- Title card
- Directed by: Arthur Davis
- Story by: Lloyd Turner Bill Scott
- Starring: Mel Blanc
- Music by: Carl Stalling
- Animation by: Basil Davidovich Emery Hawkins Bill Melendez Don Williams Herman Cohen
- Layouts by: Don Smith
- Backgrounds by: Philip DeGuard
- Color process: Technicolor
- Production company: Warner Bros. Cartoons
- Distributed by: Warner Bros. Pictures
- Release date: November 20, 1948;
- Running time: 7:03
- Language: English

= The Stupor Salesman =

1948 animated short film by Arthur Davis

The Stupor Salesman is a Warner Bros. Looney Tunes cartoon, directed by Arthur Davis, and written by Lloyd Turner and Bill Scott. The cartoon was released on November 20, 1948, and stars Daffy Duck.

==Plot==
Slug McSlug, a cunning canine criminal, pulls off a successful bank robbery. After eluding the police, he retreats to his country hideout. However, his peace is disrupted by the persistent Daffy Duck, a relentless salesman peddling various wares.

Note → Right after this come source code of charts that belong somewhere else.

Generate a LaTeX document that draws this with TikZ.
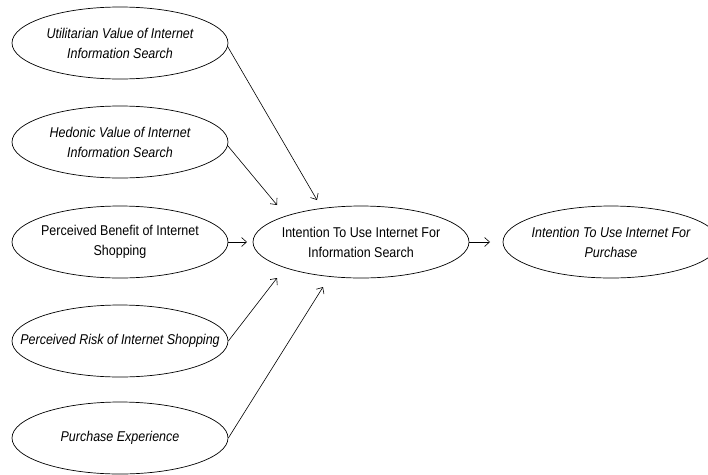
\documentclass[tikz,border=0pt]{standalone}
\usepackage{fontspec}
\setmainfont{Liberation Sans}[FakeStretch=0.88]
\usetikzlibrary{shapes.geometric,arrows.meta}
\begin{document}
\begin{tikzpicture}[x=1pt,y=-1pt,
  oval/.style={draw,ellipse,line width=0.7pt,minimum width=216pt,minimum height=72pt,inner sep=0pt},
  lbl/.style={align=center,inner sep=0pt,font=\fontsize{14.2}{20}\selectfont},
  conn/.style={line width=0.6pt,-{Straight Barb[length=5pt,width=9pt]}}]
\useasboundingbox (0,0) rectangle (708,474);
\node[oval] (u) at (120,43) {};
\node[lbl] (ut) at (u) {\itshape Utilitarian Value of Internet\\\itshape Information Search};
\node[oval] (h) at (120,142) {};
\node[lbl] (ht) at (h) {\itshape Hedonic Value of Internet\\\itshape Information Search};
\node[oval] (b) at (120,242) {};
\node[lbl] (bt) at (b) {Perceived Benefit of Internet\\Shopping};
\node[oval] (r) at (120,341) {};
\node[lbl] (rt) at (r) {\itshape Perceived Risk of Internet Shopping};
\node[oval] (p) at (120,438) {};
\node[lbl] (pt) at (p) {\itshape Purchase Experience};
\node[oval] (c) at (361,242) {};
\node[lbl] (ct) at (c) {Intention To Use Internet For\\Information Search};
\node[oval] (f) at (611,242) {};
\node[lbl] (ft) at (f) {\itshape Intention To Use Internet For\\\itshape Purchase};
\coordinate (e1) at (317,200);
\coordinate (e2) at (277,205);
\coordinate (e3) at (247,242);
\coordinate (e4) at (277,278);
\coordinate (e5) at (323,287);
\coordinate (e6) at (490,242);
\draw[conn] (u.-2) -- (e1);
\draw[conn] (h.-2) -- (e2);
\draw[conn] (b.east) -- (e3);
\draw[conn] (r.east) -- (e4);
\draw[conn] (p.east) -- (e5);
\draw[conn] (c.east) -- (e6);
\end{tikzpicture}
\end{document}
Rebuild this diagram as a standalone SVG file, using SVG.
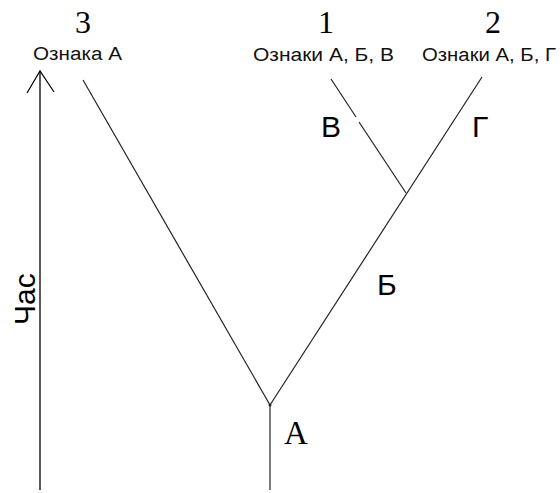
<svg xmlns="http://www.w3.org/2000/svg" width="560" height="493" viewBox="0 0 560 493">
<style>
.ln{stroke:#222;stroke-width:1.2;fill:none}
.num{font-family:"Liberation Serif",serif;font-size:32px;fill:#000;text-anchor:middle}
.sub{font-family:"Liberation Sans",Arial,sans-serif;font-size:18px;fill:#111}
.lbl{font-family:"Liberation Sans",Arial,sans-serif;font-size:30px;fill:#000}
</style>
<rect width="560" height="493" fill="#fff"/>
<g id="connectors">
<line class="ln" x1="83" y1="80" x2="270" y2="405"/>
<line class="ln" x1="270" y1="405" x2="482" y2="77"/>
<line class="ln" x1="270" y1="405" x2="270" y2="490"/>
<line class="ln" x1="331" y1="79" x2="356" y2="117"/>
<line class="ln" x1="359" y1="122" x2="406" y2="193"/>
<circle cx="270" cy="405" r="1.5" fill="#222"/>
</g>
<g id="axis">
<line x1="40" y1="71" x2="40" y2="490" stroke="#000" stroke-width="1.3"/>
<polyline points="27,93 40,71 54,92" fill="none" stroke="#000" stroke-width="1.2"/>
<text class="lbl" transform="translate(35,325) rotate(-90)">Час</text>
</g>
<g id="taxon3">
<text class="num" x="83" y="33">3</text>
<text class="sub" x="33" y="60" textLength="89" lengthAdjust="spacingAndGlyphs">Ознака А</text>
</g>
<g id="taxon1">
<text class="num" x="326" y="33">1</text>
<text class="sub" x="253" y="61" textLength="141" lengthAdjust="spacingAndGlyphs">Ознаки А, Б, В</text>
</g>
<g id="taxon2">
<text class="num" x="493" y="33">2</text>
<text class="sub" x="422" y="61" textLength="134" lengthAdjust="spacingAndGlyphs">Ознаки А, Б, Г</text>
</g>
<g id="labelV"><text class="lbl" x="321" y="137">В</text></g>
<g id="labelG"><text class="lbl" x="472" y="137">Г</text></g>
<g id="labelB"><text class="lbl" x="377" y="295">Б</text></g>
<g id="labelA"><text x="284" y="444" font-family="Liberation Serif,serif" font-size="33" fill="#000">A</text></g>
</svg>
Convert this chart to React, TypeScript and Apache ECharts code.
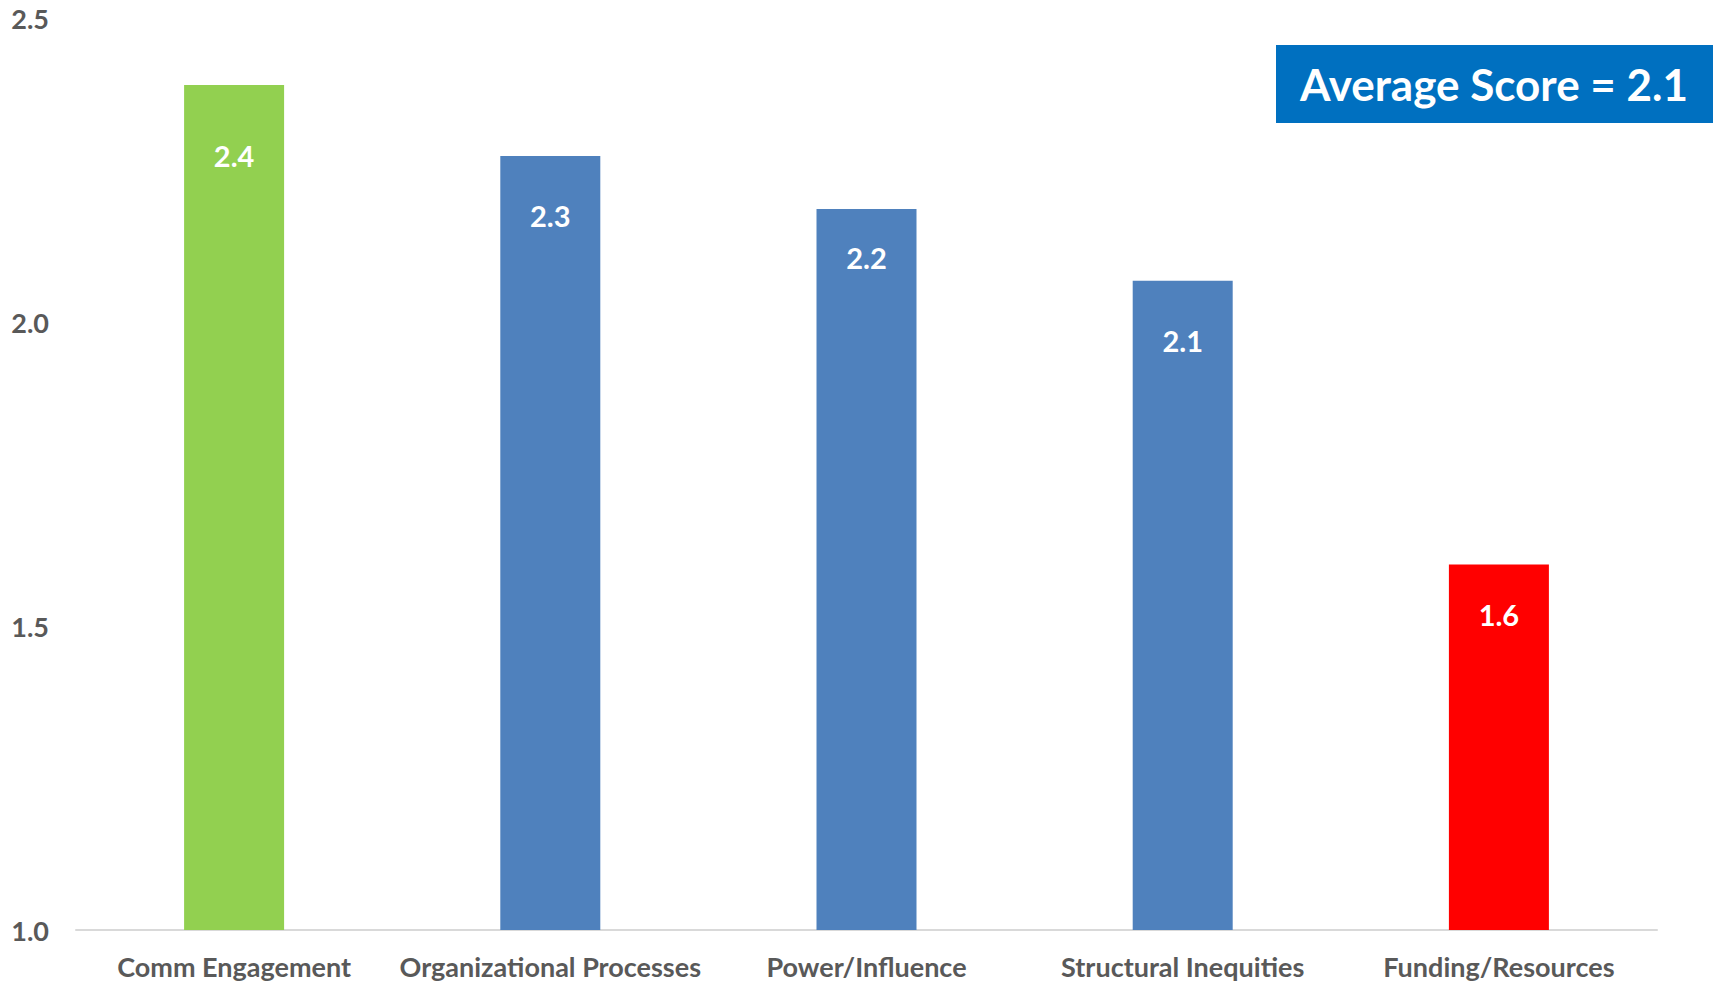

Despite McSlug's attempts to rid himself of Daffy, the determined duck continues to intrude, employing unconventional methods to gain entry. With each attempt, Daffy's antics frustrate McSlug, leading to a series of comical confrontations. Daffy is convinced that there must be something McSlug needs that he can sell him.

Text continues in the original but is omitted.